Sanergy grew out of a MIT class on building entrepreneurial ventures in developing countries. When students learned the depth of the global sanitation problem, they saw a business opportunity. Human waste, they believed, didn't have to be waste at all.

Sanergy’s answer is "no." Since opening its first toilet for business in 2011, the company has installed 330 toilets, collected 1,800 tons of waste, and created 350 jobs in Mukuru, an area with 40 percent unemployment.

Local toilet operator Agnes Kwamboka says the project changed her life. Before working with Sanergy, Kwamboka sold an illicit beer called chang’aa to support her family.
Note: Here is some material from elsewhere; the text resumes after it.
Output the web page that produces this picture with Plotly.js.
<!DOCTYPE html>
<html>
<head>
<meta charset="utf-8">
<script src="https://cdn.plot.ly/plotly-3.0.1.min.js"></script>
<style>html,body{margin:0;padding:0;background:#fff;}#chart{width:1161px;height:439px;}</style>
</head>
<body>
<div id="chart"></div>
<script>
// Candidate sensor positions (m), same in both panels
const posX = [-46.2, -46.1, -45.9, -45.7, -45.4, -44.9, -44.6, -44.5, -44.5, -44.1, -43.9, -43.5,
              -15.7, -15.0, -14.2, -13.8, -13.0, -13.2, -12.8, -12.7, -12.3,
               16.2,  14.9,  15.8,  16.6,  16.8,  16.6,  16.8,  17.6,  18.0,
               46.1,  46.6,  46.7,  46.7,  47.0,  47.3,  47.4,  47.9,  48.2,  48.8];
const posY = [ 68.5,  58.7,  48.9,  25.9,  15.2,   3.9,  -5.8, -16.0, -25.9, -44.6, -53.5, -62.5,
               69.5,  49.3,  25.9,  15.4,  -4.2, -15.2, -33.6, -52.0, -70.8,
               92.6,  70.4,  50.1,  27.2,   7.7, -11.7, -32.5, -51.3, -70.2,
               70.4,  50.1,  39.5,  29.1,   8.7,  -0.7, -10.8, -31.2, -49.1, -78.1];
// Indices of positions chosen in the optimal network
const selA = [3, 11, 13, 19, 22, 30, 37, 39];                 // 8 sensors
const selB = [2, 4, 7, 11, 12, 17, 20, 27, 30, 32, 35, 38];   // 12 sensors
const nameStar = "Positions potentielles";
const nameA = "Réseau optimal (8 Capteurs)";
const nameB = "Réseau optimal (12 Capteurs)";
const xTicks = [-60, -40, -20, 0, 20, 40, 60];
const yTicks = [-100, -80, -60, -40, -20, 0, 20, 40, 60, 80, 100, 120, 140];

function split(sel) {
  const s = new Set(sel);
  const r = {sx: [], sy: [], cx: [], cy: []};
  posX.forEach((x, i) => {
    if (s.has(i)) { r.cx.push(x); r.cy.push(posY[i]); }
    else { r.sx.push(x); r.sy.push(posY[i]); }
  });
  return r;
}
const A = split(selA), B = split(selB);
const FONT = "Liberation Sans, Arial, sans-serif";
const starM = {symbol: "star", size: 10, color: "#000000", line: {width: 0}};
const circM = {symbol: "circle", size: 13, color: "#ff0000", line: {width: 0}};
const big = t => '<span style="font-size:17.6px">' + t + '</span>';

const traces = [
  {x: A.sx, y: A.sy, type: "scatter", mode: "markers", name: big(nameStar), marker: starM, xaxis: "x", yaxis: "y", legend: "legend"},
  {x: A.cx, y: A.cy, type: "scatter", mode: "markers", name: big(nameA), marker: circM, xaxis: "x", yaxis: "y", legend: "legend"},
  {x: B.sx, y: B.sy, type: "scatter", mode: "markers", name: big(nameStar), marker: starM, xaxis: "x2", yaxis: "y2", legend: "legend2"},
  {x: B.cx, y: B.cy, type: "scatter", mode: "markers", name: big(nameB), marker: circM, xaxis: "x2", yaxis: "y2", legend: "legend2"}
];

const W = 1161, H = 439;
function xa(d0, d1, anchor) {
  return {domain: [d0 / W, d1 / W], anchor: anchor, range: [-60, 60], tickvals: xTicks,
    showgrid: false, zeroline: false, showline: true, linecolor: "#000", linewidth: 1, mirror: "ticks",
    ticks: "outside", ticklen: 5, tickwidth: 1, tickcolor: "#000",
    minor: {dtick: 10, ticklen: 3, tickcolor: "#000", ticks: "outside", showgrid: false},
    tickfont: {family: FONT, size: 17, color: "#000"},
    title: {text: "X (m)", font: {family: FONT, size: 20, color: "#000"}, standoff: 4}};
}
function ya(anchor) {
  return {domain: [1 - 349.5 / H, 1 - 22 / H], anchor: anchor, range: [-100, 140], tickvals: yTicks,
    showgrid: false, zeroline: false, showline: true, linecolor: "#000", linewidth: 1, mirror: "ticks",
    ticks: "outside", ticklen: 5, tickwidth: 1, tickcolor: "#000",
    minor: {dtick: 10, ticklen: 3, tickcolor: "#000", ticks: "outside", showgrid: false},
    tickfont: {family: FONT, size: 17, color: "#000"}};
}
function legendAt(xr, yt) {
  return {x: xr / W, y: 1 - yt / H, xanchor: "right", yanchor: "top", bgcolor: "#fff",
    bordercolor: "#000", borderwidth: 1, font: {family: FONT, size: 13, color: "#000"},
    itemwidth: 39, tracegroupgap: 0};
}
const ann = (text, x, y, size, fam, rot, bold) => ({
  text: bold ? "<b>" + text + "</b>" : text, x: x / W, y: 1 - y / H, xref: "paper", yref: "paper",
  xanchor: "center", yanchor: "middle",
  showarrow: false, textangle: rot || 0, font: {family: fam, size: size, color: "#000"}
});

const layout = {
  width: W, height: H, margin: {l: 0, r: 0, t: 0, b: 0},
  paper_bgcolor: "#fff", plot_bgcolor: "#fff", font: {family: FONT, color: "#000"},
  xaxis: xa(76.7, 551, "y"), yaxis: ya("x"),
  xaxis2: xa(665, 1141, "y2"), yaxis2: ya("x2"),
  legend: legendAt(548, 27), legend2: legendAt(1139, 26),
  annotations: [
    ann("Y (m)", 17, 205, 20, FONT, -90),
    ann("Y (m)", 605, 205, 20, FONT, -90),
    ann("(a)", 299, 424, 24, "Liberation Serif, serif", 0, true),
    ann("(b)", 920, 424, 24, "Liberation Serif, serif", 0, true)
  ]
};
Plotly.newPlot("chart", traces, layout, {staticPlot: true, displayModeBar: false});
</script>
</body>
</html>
“People look at you and think you are a prostitute,” Kwamboka said about that time of her life. “When I used to sell chang’aa, many men used to enter my stall. They thought they could just use me like a broom. Policemen used to demand a bribe of 500 shillings each day.”
Now, as a Fresh Life Toilet operator, Kwamboka feels secure.

“The Fresh Life Toilet has given me peace of mind. My children used to steal, but now they don’t have to,” she said. “I keep all my profits, and I’m able to provide for my family and also pay off my debts.”
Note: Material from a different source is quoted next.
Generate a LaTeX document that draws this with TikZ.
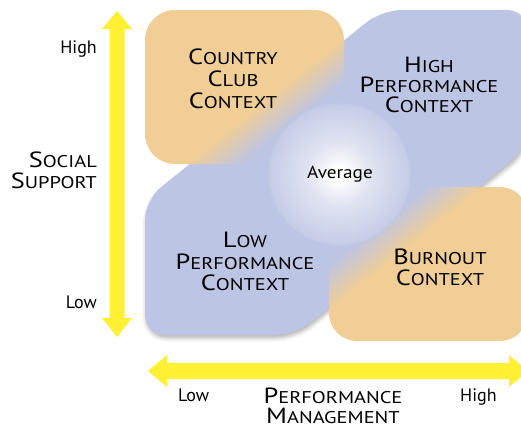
\documentclass[tikz,border=0pt]{standalone}
\usepackage{fontspec}
\setmainfont{PT Sans}
\newfontfamily\capfont{PT Sans}[FakeStretch=1.2]
\newfontfamily\avgfont{PT Sans}[FakeStretch=1.1]
\usetikzlibrary{shadows.blur}
\definecolor{orangeC}{RGB}{240,206,150}
\definecolor{blueC}{RGB}{189,197,228}
\definecolor{yellowC}{RGB}{255,240,50}
\definecolor{glowMid}{RGB}{224,227,241}
\definecolor{glowEdge}{RGB}{198,205,231}
\newcommand\fsc[2]{#1{\fontsize{17}{17}\selectfont #2}}
\pgfdeclareradialshading{glowshade}{\pgfpoint{0bp}{0bp}}{color(0bp)=(white); color(3bp)=(white!96!blueC); color(11bp)=(glowMid); color(24bp)=(glowEdge); color(25bp)=(blueC); color(50bp)=(blueC)}
\begin{document}
\begin{tikzpicture}[x=1pt,y=-1pt,
  lbl/.style={font=\capfont\fontsize{22}{22}\selectfont, align=center, inner sep=0pt, text=black},
  sidelbl/.style={font=\capfont\fontsize{22}{21}\selectfont, align=right, inner sep=0pt, text=black},
  small/.style={font=\fontsize{18}{18}\selectfont, inner sep=0pt, text=black},
  arrowfill/.style={fill=yellowC, draw=none},
  band/.style={fill=blueC, draw=none, rounded corners=20pt,
     blur shadow={shadow xshift=1pt, shadow yshift=-3pt, shadow blur radius=4pt, shadow opacity=30}}]
\useasboundingbox (0,0) rectangle (521,428);
\clip (0,0) rectangle (521,428);

% diagonal blue band
\path[band] (145,200) -- (382,10) -- (527,10) -- (527,148) -- (295,335) -- (145,335) -- cycle;

% Country club box with fade into band
\begin{scope}
  \clip[rounded corners=30pt] (145,10) rectangle (344,164);
  \fill[orangeC] (145,10) rectangle (344,164);
  \begin{scope}[shift={(382,10)}, rotate=38.66]
    \foreach \i in {0,...,17}{
      \pgfmathsetmacro\p{100-100*(\i+0.5)/18}
      \fill[orangeC!\p!blueC] (-400,{2*\i-2}) rectangle (400,{2*\i+2.3});
    }
    \fill[blueC] (-400,36) rectangle (400,400);
  \end{scope}
\end{scope}

% Burnout box with fade into band
\begin{scope}
  \clip[rounded corners=28pt] (329,187) rectangle (528,341);
  \fill[orangeC] (329,187) rectangle (528,341);
  \begin{scope}[shift={(295,335)}, rotate=38.66]
    \foreach \i in {0,...,17}{
      \pgfmathsetmacro\p{100-100*(\i+0.5)/18}
      \fill[orangeC!\p!blueC] (-400,{-2*\i+2}) rectangle (400,{-2*\i-2.3});
    }
    \fill[blueC] (-400,-36) rectangle (400,-400);
  \end{scope}
\end{scope}

% average glow
\shade[shading=glowshade] (339,174) circle (72);

% yellow arrows
\fill[arrowfill] (117,11) -- (132,29) -- (124.5,29) -- (124.5,318) -- (132,318) -- (117,337)
  -- (102,318) -- (109.5,318) -- (109.5,29) -- (102,29) -- cycle;
\fill[arrowfill] (148,371) -- (167,355) -- (167,363) -- (509,363) -- (509,355) -- (528,371)
  -- (509,387) -- (509,379) -- (167,379) -- (167,387) -- cycle;

% texts
\node[lbl] (cc) at (233,79) {\fsc{C}{OUNTRY}\\\fsc{C}{LUB}\\\fsc{C}{ONTEXT}};
\node[lbl, font=\capfont\fontsize{22}{20}\selectfont] (hp) at (429,85) {\fsc{H}{IGH}\\\fsc{P}{ERFORMANCE}\\\fsc{C}{ONTEXT}};
\node[lbl, font=\capfont\fontsize{22}{21.5}\selectfont] (lp) at (245,261.5) {\fsc{L}{OW}\\\fsc{P}{ERFORMANCE}\\\fsc{C}{ONTEXT}};
\node[lbl, font=\capfont\fontsize{22}{21}\selectfont] (bo) at (440,267.5) {\fsc{B}{URNOUT}\\\fsc{C}{ONTEXT}};
\node[small, anchor=base, font=\avgfont\fontsize{17.5}{17.5}\selectfont] (avg) at (340,178) {Average};

\node[sidelbl, anchor=east] (ss) at (97,170) {\fsc{S}{OCIAL}\\\fsc{S}{UPPORT}};
\node[small, anchor=base east] (yhi) at (97,53) {High};
\node[small, anchor=base east] (ylo) at (97,308) {Low};

\node[lbl, font=\capfont\fontsize{22}{20}\selectfont] (pm) at (333,405.5) {\fsc{P}{ERFORMANCE}\\\fsc{M}{ANAGEMENT}};
\node[small, anchor=base west] (xlo) at (178,401) {Low};
\node[small, anchor=base west] (xhi) at (460,401) {High};
\end{tikzpicture}
\end{document}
Sanergy aims to expand in Mukuru and start producing renewable energy as well from the collected human waste. The company’s founders hope to expand into other areas in Kenya, then Africa, and eventually into Asia, where sanitation needs are critical.
Right now, though, the company is focused on its work in Mukuru.
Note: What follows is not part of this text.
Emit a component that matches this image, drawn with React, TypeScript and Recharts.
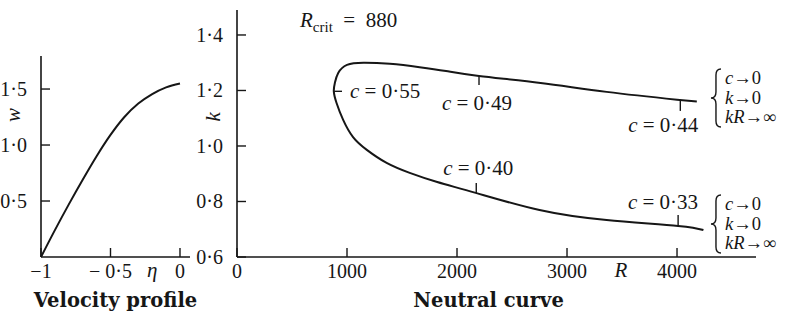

“We need to get it right in the community we’re serving first,” Auerback said.

The project has won widespread recognition. It took first in the 2011 MIT $100K Entrepreneurship Competition and has received awards from MassChallenge, MIT’s Legatum Center for Development and Entrepreneurship, and the Lemelson Foundation.

What makes Sanergy’s project so strong? It is a great example of developing a sanitation solution that is scalable and sustainable.

  • Market-driven. Participants pay, but the benefits they gain far outweigh the cost. For example, people get to use safe, clean, and private bathrooms for a small monthly fee. The toilet operators must invest in their business, but they earn more than enough to pay back that investment and support their families.
  • Fits local needs. Sanergy focused on addressing major local issues, such as the lack of sanitation and unemployment, and tapped into the existing entrepreneurial spirit. And to make sure the project would be locally profitable, Sanergy tested toilet and waste-processing designs in Mukuru and another slum, Kibera, before scaling up the project.
  • Sanergy’s work connects participants and innovates new solutions as needed. Pay toilets already existed in Mukuru, but they were not designed so that the waste could be collected. Toilet owners had a hard time making a profit. In addition to creating a better toilet design, Sanergy also developed the waste-to-fertilizer factories – the major gap in the value chain from poopers to planters.

But the most exciting feature of Sanergy’s sanitation value chain is that it can be used anywhere. Sanergy’s success in Mukuru shows that sanitation can be solved around the globe.